A. Italy, though often romanticized as being culturally ideal when it comes to food, suffers just as much from the encroachment of a globalized, industrailized food system as we do: fast food, confinement operations, strip malls--they got 'em, too. The fight is on at home and abroad.

B. Traveling out into the world is mostly a journey into one's self. You may go many places but ultimately what you find

C. I'm definitely not crazy. There are plenty madly passionate people out there working in their communities for an honest living in exchange for honest work. I'm not alone, and the further I continue, the more potential I have for liberating others to pursue farm dreams.

D. Visit farmers you admire on a regular basis--it will do wonders for strengthening your march.

E. Keep up a discerning vision--it's a strength. We have a right to high expectations for our communities.

F. Next to keeping our hands dirty--actually farming--education is our best and most important function. Find a way to turn education into sales.

G. A business makes money when it profits from all products and byproducts of its production. Find a way to turn a profit on waste or unwanted items.

H. BUY YOUR OWN LAND. There are a multitude of different ways to make it happen, but it is your best option for farming long term.

I. No model is too "out there" for financing your business. Don't be afraid to dream big or different.

J. While I'm thankful for Slow Food (International, USA, & Atlanta), what I'm doing is good and strong with or without the above affiliations--that is, whether or not I'm officially recognized by an organization.

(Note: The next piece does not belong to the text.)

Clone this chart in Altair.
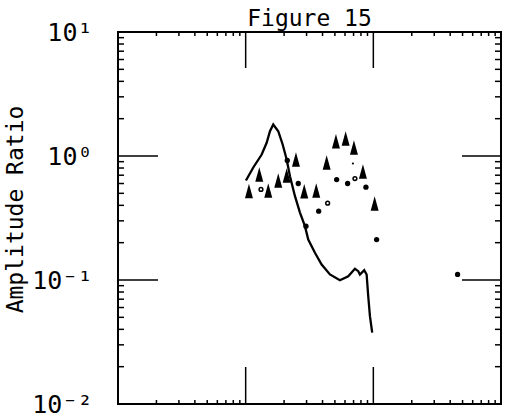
import altair as alt
import pandas as pd

# ---- data (x: arbitrary log axis 1..1000, y: amplitude ratio) ----
line_x = [10.05, 11.47, 13.35, 14.60, 15.50, 16.45, 18.00, 19.49, 20.95, 22.23, 24.33,
          26.62, 29.13, 30.92, 34.88, 39.37, 45.72, 54.74, 63.6, 71.76, 76.17, 78.54,
          84.86, 88.62, 91.22, 94.06, 98.0]
line_y = [0.634, 0.808, 1.028, 1.278, 1.585, 1.795, 1.585, 1.238, 0.937, 0.687, 0.474,
          0.350, 0.2716, 0.212, 0.1657, 0.1334, 0.1108, 0.0996, 0.1073, 0.1231, 0.1178,
          0.1108, 0.120, 0.1108, 0.0740, 0.0511, 0.0377]

tri_x = [10.61, 12.78, 15.03, 18.00, 20.95, 24.77, 28.76, 35.71, 43.09, 50.95, 60.69,
         70.49, 82.90, 102.4]
tri_y = [0.522, 0.709, 0.527, 0.634, 0.696, 0.937, 0.520, 0.527, 0.886, 1.316, 1.384,
         1.171, 0.750, 0.414]

dot_x = [21.18, 25.82, 37.30, 51.6, 62.9, 87.5, 106.1, 29.66, 457.0]
dot_y = [0.920, 0.600, 0.359, 0.646, 0.600, 0.560, 0.212, 0.2716, 0.1108]

tiny_x = [69.2]
tiny_y = [0.870]

open_x = [13.18, 43.87, 71.76]
open_y = [0.537, 0.416, 0.658]

y_decades = [10, 1, 0.1, 0.01]
y_major_inner = [1, 0.1]
x_major_inner = [10, 100]
multipliers = [2, 3, 4, 5, 6, 7, 8, 9]
x_decade_starts = [1, 10, 100]
y_decade_starts = [0.01, 0.1, 1]

W, H = 383, 372
FONT = "DejaVu Sans Mono"

xs = alt.Scale(type="log", domain=[1, 1000])
ys = alt.Scale(type="log", domain=[0.01, 10])

line_df = pd.DataFrame({"x": line_x, "y": line_y})
tri_df = pd.DataFrame({"x": tri_x, "y": tri_y})
dot_df = pd.DataFrame({"x": dot_x, "y": dot_y})
tiny_df = pd.DataFrame({"x": tiny_x, "y": tiny_y})
open_df = pd.DataFrame({"x": open_x, "y": open_y})
ymaj_df = pd.DataFrame({"y": y_major_inner})
xmaj_df = pd.DataFrame({"x": x_major_inner})
ymin_df = pd.DataFrame({"y": [d * m for d in y_decade_starts for m in multipliers]})
xmin_df = pd.DataFrame({"x": [d * m for d in x_decade_starts for m in multipliers]})

label_expr = ("datum.value >= 5 ? '10¹' : datum.value >= 0.5 ? '10⁰' : "
              "datum.value >= 0.05 ? '10⁻¹' : '10⁻²'")

base_line = alt.Chart(line_df).mark_line(color="black", strokeWidth=2.3).encode(
    x=alt.X("x:Q", scale=xs, axis=None),
    y=alt.Y("y:Q", scale=ys, axis=alt.Axis(
        values=y_decades, labelExpr=label_expr, ticks=False, domain=False, grid=False,
        labelFont=FONT, labelFontSize=25, labelColor="black", labelPadding=26,
        title="Amplitude Ratio", titleFont=FONT, titleFontSize=23, titleFontWeight="normal",
        titleColor="black", titleX=-103, titleY=177, titleBaseline="middle",
        titleAlign="center", titleAngle=270)),
)

tri = alt.Chart(tri_df).mark_point(
    shape="M0,-1L0.55,1L-0.55,1Z", filled=True, color="black", size=210, opacity=1
).encode(x=alt.X("x:Q", scale=xs), y=alt.Y("y:Q", scale=ys))

dots = alt.Chart(dot_df).mark_point(
    shape="circle", filled=True, color="black", size=28, opacity=1
).encode(x=alt.X("x:Q", scale=xs), y=alt.Y("y:Q", scale=ys))

tiny = alt.Chart(tiny_df).mark_point(
    shape="circle", filled=True, color="black", size=5, opacity=1
).encode(x=alt.X("x:Q", scale=xs), y=alt.Y("y:Q", scale=ys))

opens = alt.Chart(open_df).mark_point(
    shape="circle", filled=False, color="black", size=14, strokeWidth=1.5, opacity=1
).encode(x=alt.X("x:Q", scale=xs), y=alt.Y("y:Q", scale=ys))

def yrule(df, x0, x1):
    return alt.Chart(df).mark_rule(color="black", strokeWidth=1.5).encode(
        y=alt.Y("y:Q", scale=ys), x=alt.value(x0), x2=alt.value(x1))

def xrule(df, y0, y1):
    return alt.Chart(df).mark_rule(color="black", strokeWidth=1.5).encode(
        x=alt.X("x:Q", scale=xs), y=alt.value(y0), y2=alt.value(y1))

ticks = [
    yrule(ymaj_df, 0, 40), yrule(ymaj_df, W - 39, W),
    yrule(ymin_df, 0, 6), yrule(ymin_df, W - 6, W),
    xrule(xmaj_df, 0, 36), xrule(xmaj_df, H - 37, H),
    xrule(xmin_df, 0, 4), xrule(xmin_df, H - 4, H),
]

chart = alt.layer(base_line, tri, dots, tiny, opens, *ticks).properties(
    width=W, height=H,
    title=alt.TitleParams("Figure 15", font=FONT, fontSize=23, fontWeight="normal",
                          color="black", anchor="middle", offset=-11),
    autosize=alt.AutoSizeParams(type="none"),
    padding={"left": 118, "top": 32, "right": 5, "bottom": 13},
    background="white",
).configure_view(stroke="black", strokeWidth=2)

chart.save("out.html", embed_options={"renderer": "svg", "actions": False})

K. Ask and ye shall receive! Don't be afraid to tell the people in your community you're working hard for them, and that you need their help. You have to start the conversation by asking--they will help.

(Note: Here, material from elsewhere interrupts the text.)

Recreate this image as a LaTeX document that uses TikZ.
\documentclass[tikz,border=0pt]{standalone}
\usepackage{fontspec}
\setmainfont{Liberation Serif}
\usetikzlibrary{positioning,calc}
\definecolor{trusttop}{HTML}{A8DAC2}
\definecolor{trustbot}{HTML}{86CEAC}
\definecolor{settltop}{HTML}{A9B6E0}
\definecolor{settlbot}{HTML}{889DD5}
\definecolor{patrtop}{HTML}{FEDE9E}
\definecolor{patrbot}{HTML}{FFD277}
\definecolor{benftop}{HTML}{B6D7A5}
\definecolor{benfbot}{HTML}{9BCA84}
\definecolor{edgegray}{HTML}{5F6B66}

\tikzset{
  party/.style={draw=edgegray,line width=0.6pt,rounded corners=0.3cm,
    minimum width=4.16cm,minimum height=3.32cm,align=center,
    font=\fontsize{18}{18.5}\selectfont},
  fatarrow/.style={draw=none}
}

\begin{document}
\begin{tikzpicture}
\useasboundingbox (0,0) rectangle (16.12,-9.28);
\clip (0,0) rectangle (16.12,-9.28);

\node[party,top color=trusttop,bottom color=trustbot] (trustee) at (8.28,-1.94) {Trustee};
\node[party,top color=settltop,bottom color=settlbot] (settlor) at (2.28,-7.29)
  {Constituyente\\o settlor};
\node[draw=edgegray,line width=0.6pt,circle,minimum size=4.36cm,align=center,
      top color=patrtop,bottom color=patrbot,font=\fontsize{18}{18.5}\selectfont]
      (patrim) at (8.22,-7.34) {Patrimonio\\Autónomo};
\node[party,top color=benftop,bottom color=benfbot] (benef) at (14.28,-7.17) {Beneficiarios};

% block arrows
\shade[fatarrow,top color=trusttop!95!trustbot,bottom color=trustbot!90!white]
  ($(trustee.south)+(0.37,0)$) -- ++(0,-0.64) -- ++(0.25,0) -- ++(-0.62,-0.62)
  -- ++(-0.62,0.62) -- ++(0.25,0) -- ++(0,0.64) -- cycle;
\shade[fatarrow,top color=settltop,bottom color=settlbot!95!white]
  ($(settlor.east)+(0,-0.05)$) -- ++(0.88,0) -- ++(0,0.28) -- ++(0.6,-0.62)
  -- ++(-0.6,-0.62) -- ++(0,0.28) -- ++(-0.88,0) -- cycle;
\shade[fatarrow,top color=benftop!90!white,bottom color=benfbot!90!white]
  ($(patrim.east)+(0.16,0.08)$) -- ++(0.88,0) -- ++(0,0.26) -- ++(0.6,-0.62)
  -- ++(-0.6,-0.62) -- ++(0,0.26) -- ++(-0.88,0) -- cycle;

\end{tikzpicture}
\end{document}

L. A woman farmer is rare and beautiful.

M. Smoking is a waste. I don't care if you're European and "it's just what you do." My culture tells me to do plenty of things that are wasteful and destructive, but I take responsibility for myself and my actions at the end of the day. Quit smoking, Europe! It's not cool anymore.

N. There's nothing like a little turbulence over the Swiss Alps to get the blood pumping. I decided I definitely don't like planes--and in the future will trust my land-dweller instincts and avoid them.

O. Italian friends are extremely helpful when you don't speak the language. They're also great at making pizza.

P. Be intentional about community-building. Your job is irresistible--everybody wins when they join you.

Thanks again to Slow Food USA, Coastal Organic Growers, and Slow Food Atlanta for sponsoring my trip. I wouldn't have been able to go without your assistance.